Today I want to share some hints on ultra-fast bootstrapping developers to use Openshift. Given that adoption in your organisation depends on developers daring and wanting to use Kubernetes/Openshift I believe showing a clear and easy migration path is the way to go.

Teach the Basics by Failing!

Actually why not treating Openshift as a user-friendly self-service? Naively approach it and try stuff. So hold a workshop. Ask people to:
  1. Not use the CLI for now!!! Don't even think about it. Automation comes later!
  2. Login and create a project. That usually works well.
  3. Decide on Docker Image / Source to Image. In the second dialog of the project creation you get presented with those three tabs

    Let them choose their poison.

    Let the image pull fail because they don't find docker images and don't know that they cannot just fetch stuff from docker.com. Explain why this is the case. Show them where to find your preferred base and runtime images in you internal registry which of course is already configured, ready to be used. Show them the base image you suggest.

    Let the template creation fail using an already prepared template. Show were to look up the build error and explain where to find the infamously hidden secrets option everyone needs.

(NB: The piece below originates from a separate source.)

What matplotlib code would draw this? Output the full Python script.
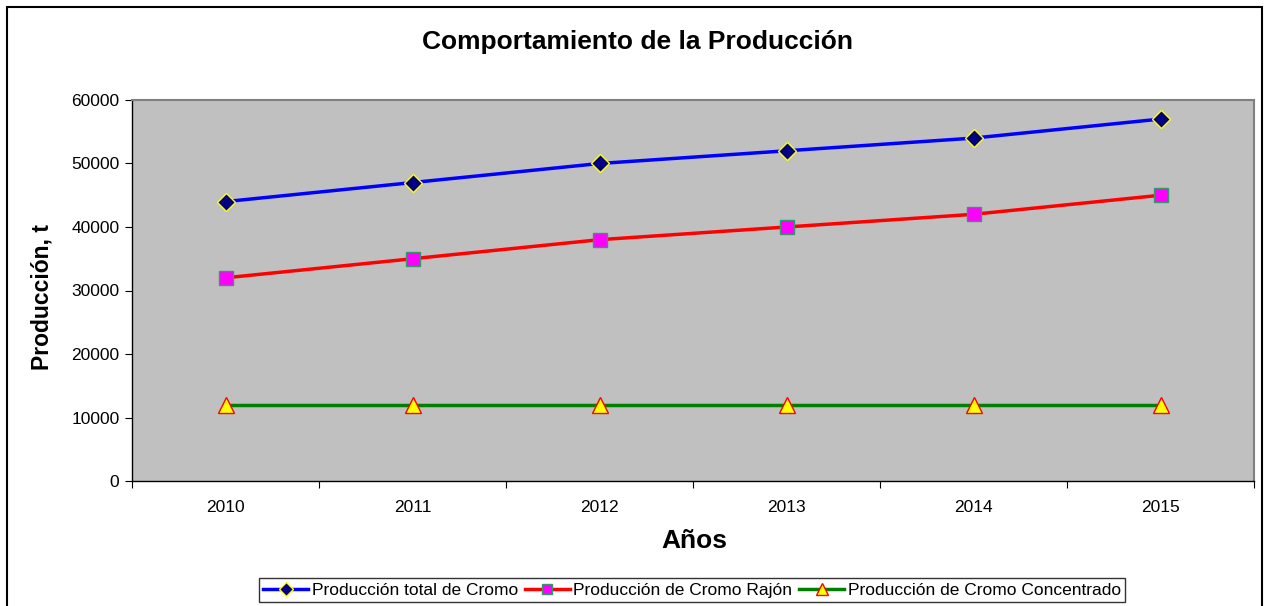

  4. Once the first build fails: explain the logic of applications in Openshift and that they did not only create a project, but also an application. Show the difference of locating builds and deployments. Show how to access logs of both and how to find 'Edit' hidden in the 'Actions' menu.
  5. When the build fails du to SSH connection refused: Explain that (even when using a source secret you already prepared) you need to put the public key in your favourite SCM either globally, per project or per repo for the code pull to work.
  6. When people check the pod first and see it isn't running: Explain again and again the holy trinity of checking stuff:
    1. First check the build
    2. Then check the deployment
    3. Only then check if pods do come up
  7. Finally the pod is green! People will access the deployed application and ask you how? Now is the time to have a short excurse on service and routing. Maybe show an already configured defautl. If some service isn't accessible:
    1. Show how to get the pods TCP endpoint
    2. Show how to attach to a container via the GUI / CLI

Have Docs and Examples Ready

Most important of course is preparation. Do prepare
  1. Walkthrough screenshots
  2. At least one runtime template
  3. At least one base image on your own registry
  4. At least one S2I ready source repository with a hello-world app
  5. Global project settings with
    • a default SSH key for source pulling
    • access configured for your own docker registry
  6. Maybe make an example project visible for all newbies

Things to avoid...

This is of course quite opinionated, but think about it:
  • Talk everyone out of setting up Minishift. You just do not want to support this.
  • Talk everyone out of getting Compose, Swarm, ... to live along side Openshift. You just do not want to support this. And save everyone the time to spend on having both in their development toolchain.

Finally...

Be prepared to iterate this again and again as often as needed.